● TASK STATEMENT
Determine the count of lines holding "chart" and give that count alone.

+ + + + +

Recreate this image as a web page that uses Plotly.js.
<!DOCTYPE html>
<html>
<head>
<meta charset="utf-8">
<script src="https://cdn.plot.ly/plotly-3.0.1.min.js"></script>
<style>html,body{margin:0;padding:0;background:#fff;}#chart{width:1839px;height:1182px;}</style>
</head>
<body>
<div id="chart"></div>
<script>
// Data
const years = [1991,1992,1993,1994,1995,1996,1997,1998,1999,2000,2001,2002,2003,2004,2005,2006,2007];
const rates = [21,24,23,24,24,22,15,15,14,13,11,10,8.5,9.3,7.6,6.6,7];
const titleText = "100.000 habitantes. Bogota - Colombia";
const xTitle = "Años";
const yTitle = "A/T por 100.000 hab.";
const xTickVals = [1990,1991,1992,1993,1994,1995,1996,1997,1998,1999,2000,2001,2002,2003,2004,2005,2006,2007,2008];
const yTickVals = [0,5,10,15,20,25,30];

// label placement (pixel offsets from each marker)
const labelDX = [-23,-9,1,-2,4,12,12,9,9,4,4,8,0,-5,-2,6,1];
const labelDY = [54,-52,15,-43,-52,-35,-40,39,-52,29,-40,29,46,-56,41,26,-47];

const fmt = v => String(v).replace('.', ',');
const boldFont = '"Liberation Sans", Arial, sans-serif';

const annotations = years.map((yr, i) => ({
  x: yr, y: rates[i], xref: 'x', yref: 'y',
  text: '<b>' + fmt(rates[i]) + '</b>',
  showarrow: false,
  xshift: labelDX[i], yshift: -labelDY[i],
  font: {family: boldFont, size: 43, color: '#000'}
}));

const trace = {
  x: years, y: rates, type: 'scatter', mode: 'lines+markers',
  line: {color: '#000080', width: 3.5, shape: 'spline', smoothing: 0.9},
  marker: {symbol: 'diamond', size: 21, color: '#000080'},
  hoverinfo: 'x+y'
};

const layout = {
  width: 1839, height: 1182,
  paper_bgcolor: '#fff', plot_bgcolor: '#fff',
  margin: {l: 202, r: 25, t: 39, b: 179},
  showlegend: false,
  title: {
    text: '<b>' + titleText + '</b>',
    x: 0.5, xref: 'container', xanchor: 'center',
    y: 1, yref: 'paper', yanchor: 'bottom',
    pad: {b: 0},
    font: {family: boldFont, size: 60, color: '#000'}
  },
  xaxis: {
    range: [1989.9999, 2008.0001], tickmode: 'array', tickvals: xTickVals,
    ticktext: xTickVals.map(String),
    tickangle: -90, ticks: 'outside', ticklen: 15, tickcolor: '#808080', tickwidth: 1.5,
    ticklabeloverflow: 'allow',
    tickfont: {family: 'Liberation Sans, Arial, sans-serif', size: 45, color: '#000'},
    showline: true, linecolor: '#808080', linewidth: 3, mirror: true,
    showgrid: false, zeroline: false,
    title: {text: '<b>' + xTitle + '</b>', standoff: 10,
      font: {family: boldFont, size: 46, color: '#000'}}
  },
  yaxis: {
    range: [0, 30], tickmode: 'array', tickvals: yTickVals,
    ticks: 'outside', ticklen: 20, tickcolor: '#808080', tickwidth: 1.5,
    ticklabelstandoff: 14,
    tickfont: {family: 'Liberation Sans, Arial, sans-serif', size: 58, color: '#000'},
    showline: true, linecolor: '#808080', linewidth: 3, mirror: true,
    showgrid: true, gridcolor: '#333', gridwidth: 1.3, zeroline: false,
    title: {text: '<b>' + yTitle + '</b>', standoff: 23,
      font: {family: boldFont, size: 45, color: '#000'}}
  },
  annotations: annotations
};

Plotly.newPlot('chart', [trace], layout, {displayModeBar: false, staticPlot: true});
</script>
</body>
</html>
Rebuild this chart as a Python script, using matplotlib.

+ + + + +

● RESPONSE
4